Eventually, the two women appealed to the United Nations Human Rights Council in Geneva. I understand that their official complaint against discriminatory labor policies of the Prague-based Radio Free Europe/Radio Liberty was submitted last month to the UN body.

Because RFE/RL is subordinate to the Broadcasting Board of Governors (BBG), a Federal government agency of the United States, and because, as required by the “United States International Broadcasting Act of 1994,” the BBG makes “all major policy determinations governing the operations of RFE/RL,” the Complaint to the UN Human Rights Council reportedly names the BBG as the “Public authority responsible for human rights violations” and the United States as the “State concerned.”

I wonder why BBG Watch did not report about this development.
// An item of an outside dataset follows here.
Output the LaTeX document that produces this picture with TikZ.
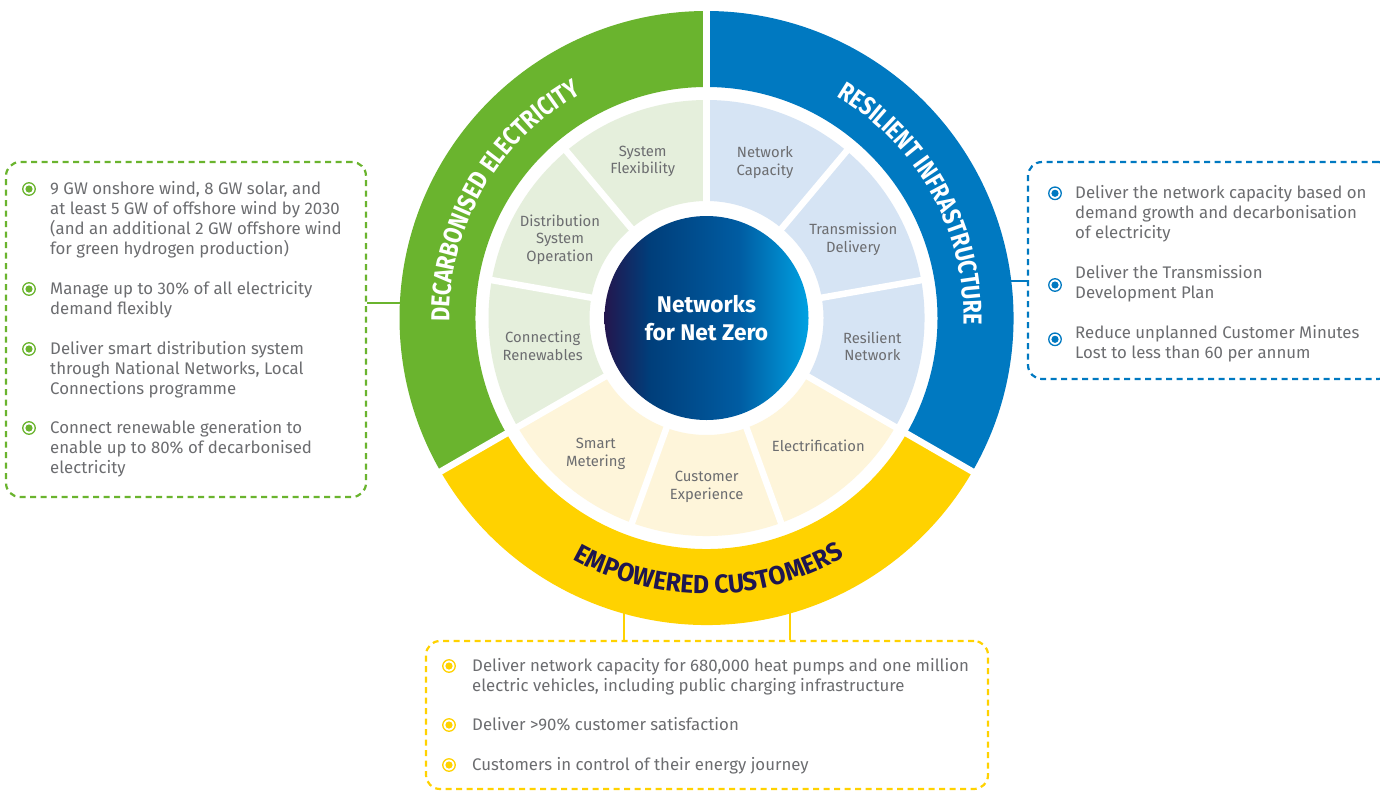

I must admit that I have a personal interest in this case. As an Italian citizen I belong to the same category of former RFE/RL employees to whom EEO protections did not apply. Nonetheless, it would be extremely useful for BBG Watch readers if BBG Watch could report more regularly and more extensively about any future developments of this endless and sad story as they occur. I also wish BBG Watch would more consistently advocate for fair labor-management relations at Radio Free Europe / Radio Liberty and at other media entities of the Broadcasting Board of Governors.